-- BEGIN RAW DATA --

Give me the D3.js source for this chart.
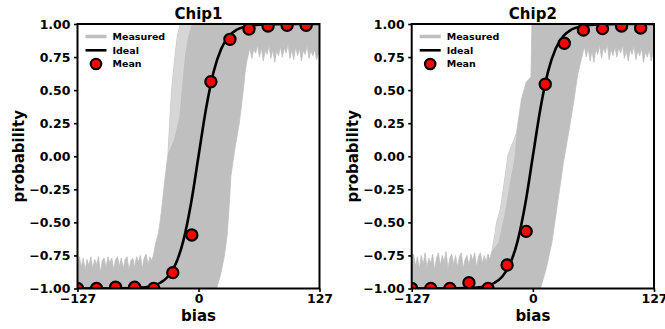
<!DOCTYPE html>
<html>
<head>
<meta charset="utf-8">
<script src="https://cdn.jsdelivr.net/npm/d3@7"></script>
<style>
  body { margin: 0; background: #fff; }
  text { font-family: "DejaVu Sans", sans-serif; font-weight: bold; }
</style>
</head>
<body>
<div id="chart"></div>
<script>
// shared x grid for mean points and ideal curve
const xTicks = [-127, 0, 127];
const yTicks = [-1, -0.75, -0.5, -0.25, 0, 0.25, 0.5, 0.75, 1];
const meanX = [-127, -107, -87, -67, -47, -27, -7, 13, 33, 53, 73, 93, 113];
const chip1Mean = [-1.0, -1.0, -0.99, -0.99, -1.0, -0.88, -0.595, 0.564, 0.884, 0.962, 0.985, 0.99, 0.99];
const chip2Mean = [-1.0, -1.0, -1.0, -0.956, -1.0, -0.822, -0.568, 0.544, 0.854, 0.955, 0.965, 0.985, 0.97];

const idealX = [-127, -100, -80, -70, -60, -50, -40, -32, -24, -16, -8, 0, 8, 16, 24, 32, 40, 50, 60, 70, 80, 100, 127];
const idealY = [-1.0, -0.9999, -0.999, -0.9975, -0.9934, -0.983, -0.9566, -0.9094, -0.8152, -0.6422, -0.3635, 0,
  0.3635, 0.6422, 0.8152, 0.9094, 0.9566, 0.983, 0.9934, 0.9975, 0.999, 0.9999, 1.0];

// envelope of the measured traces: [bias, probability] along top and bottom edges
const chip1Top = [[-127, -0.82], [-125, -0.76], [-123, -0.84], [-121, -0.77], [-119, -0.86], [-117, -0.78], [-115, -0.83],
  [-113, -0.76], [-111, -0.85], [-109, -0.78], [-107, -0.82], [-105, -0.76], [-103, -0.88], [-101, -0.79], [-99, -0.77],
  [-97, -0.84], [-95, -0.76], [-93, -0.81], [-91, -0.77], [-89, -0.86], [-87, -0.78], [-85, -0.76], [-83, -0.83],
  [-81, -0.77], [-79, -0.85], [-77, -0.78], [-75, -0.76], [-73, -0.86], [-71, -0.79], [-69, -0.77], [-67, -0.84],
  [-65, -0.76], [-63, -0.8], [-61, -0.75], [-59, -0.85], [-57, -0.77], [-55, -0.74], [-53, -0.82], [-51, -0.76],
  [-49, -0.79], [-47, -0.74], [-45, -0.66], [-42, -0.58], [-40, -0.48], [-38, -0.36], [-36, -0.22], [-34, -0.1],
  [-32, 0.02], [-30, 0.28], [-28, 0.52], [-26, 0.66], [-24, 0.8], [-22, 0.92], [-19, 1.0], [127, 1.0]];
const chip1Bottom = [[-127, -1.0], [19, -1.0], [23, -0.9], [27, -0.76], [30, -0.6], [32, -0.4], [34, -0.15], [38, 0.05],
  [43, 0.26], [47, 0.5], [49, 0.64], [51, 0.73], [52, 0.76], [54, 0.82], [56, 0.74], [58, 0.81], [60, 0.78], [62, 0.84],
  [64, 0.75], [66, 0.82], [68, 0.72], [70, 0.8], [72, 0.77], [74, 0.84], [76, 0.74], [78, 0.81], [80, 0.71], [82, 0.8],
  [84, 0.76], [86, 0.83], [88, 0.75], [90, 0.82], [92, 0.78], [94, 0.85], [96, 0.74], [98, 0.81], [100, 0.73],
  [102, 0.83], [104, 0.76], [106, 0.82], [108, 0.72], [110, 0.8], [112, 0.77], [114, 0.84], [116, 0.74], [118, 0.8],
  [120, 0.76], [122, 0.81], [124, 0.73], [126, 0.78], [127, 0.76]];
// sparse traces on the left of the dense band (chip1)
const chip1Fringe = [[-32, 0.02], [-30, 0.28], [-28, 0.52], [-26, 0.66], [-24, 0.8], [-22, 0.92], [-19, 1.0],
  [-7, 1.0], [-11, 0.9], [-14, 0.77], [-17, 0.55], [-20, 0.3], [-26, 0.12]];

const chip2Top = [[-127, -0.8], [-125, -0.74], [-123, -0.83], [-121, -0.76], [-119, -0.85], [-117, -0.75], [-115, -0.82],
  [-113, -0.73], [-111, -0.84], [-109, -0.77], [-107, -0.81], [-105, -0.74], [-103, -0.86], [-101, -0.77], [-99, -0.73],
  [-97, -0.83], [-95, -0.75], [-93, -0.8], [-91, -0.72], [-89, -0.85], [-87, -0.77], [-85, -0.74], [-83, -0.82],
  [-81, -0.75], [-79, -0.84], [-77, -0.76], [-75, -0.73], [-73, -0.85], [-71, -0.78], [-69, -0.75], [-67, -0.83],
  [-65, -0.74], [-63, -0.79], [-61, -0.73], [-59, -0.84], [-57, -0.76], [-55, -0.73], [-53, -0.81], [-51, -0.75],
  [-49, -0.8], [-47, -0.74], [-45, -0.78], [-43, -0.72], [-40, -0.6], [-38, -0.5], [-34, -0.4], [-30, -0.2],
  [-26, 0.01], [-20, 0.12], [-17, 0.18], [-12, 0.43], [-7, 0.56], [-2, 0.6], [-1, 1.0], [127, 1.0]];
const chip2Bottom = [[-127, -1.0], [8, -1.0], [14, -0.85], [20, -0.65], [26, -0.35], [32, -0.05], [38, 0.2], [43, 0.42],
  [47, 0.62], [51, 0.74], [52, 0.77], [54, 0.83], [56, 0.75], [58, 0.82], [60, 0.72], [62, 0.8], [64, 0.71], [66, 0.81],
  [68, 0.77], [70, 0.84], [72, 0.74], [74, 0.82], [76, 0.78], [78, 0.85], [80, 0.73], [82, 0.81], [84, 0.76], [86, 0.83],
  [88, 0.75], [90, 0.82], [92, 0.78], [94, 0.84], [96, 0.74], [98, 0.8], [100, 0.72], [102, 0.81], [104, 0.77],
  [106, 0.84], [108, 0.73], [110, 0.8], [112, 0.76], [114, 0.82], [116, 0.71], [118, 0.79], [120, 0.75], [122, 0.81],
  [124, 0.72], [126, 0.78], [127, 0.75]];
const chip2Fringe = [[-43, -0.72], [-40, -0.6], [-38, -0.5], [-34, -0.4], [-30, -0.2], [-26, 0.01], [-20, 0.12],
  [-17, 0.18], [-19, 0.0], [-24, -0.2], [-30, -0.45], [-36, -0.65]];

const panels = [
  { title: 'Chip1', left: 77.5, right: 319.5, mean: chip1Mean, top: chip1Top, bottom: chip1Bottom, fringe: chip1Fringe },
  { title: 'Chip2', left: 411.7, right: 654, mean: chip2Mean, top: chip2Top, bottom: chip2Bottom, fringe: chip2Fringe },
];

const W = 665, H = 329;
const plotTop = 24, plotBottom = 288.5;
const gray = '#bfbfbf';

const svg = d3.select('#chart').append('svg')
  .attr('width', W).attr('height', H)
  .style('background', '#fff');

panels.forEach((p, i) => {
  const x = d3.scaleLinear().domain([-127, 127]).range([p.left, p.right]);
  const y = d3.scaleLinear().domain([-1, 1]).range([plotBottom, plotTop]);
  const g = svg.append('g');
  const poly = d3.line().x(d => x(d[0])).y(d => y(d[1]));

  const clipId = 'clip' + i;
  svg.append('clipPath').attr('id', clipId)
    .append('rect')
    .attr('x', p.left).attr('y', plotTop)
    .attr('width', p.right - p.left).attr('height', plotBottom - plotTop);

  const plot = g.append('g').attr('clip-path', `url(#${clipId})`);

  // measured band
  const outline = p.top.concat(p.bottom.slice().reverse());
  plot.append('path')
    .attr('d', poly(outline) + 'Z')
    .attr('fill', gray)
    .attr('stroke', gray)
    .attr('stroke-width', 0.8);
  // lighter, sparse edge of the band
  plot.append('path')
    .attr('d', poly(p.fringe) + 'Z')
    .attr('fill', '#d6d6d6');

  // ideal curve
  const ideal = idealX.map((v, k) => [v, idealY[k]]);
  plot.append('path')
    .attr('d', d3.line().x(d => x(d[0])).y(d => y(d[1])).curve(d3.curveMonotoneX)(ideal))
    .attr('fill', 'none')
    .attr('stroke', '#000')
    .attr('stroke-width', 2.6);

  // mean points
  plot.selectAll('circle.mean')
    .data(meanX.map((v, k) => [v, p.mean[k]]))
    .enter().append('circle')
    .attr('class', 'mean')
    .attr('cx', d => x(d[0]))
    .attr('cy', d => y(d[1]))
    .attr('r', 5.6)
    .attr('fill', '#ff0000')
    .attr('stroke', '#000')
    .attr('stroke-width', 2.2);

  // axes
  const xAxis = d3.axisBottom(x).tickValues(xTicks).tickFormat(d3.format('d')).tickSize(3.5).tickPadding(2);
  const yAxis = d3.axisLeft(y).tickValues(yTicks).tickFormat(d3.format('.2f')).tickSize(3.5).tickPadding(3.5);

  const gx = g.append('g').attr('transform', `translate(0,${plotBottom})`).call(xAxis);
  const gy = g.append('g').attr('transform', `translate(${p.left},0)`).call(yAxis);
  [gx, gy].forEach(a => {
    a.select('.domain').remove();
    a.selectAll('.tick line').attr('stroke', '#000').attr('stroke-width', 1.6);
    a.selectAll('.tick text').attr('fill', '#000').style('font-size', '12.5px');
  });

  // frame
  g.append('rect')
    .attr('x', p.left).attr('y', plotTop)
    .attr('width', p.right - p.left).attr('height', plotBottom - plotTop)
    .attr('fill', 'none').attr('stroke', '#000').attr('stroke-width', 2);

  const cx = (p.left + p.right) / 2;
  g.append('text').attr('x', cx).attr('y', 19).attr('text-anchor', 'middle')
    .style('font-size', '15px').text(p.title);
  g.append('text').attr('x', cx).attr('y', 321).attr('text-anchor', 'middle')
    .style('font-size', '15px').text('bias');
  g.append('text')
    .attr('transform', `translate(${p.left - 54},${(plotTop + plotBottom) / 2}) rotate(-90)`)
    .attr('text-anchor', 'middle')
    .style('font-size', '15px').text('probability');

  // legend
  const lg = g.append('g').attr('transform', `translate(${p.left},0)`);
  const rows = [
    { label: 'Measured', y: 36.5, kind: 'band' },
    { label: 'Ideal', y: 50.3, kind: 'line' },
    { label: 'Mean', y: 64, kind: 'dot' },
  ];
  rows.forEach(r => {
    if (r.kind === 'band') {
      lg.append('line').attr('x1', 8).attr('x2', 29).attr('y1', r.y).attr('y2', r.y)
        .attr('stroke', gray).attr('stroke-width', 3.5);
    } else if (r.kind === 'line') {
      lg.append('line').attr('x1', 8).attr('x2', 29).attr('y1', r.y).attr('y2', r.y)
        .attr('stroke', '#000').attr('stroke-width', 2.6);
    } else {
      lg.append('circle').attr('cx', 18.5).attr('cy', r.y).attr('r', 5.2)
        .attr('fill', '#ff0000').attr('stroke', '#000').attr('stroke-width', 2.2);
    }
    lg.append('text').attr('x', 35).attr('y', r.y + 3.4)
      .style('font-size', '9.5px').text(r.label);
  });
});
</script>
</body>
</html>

-- END RAW DATA --

▶ _WHAT IS EXPECTED_
Transcribe the opening line of the listing above, please, and every line after it through the line with "0.999, 0.9999, 1.0];", word for word, without pictures.

▶ _TASK SOLUTION_
Give me the D3.js source for this chart.
<!DOCTYPE html>
<html>
<head>
<meta charset="utf-8">
<script src="https://cdn.jsdelivr.net/npm/d3@7"></script>
<style>
  body { margin: 0; background: #fff; }
  text { font-family: "DejaVu Sans", sans-serif; font-weight: bold; }
</style>
</head>
<body>
<div id="chart"></div>
<script>
// shared x grid for mean points and ideal curve
const xTicks = [-127, 0, 127];
const yTicks = [-1, -0.75, -0.5, -0.25, 0, 0.25, 0.5, 0.75, 1];
const meanX = [-127, -107, -87, -67, -47, -27, -7, 13, 33, 53, 73, 93, 113];
const chip1Mean = [-1.0, -1.0, -0.99, -0.99, -1.0, -0.88, -0.595, 0.564, 0.884, 0.962, 0.985, 0.99, 0.99];
const chip2Mean = [-1.0, -1.0, -1.0, -0.956, -1.0, -0.822, -0.568, 0.544, 0.854, 0.955, 0.965, 0.985, 0.97];

const idealX = [-127, -100, -80, -70, -60, -50, -40, -32, -24, -16, -8, 0, 8, 16, 24, 32, 40, 50, 60, 70, 80, 100, 127];
const idealY = [-1.0, -0.9999, -0.999, -0.9975, -0.9934, -0.983, -0.9566, -0.9094, -0.8152, -0.6422, -0.3635, 0,
  0.3635, 0.6422, 0.8152, 0.9094, 0.9566, 0.983, 0.9934, 0.9975, 0.999, 0.9999, 1.0];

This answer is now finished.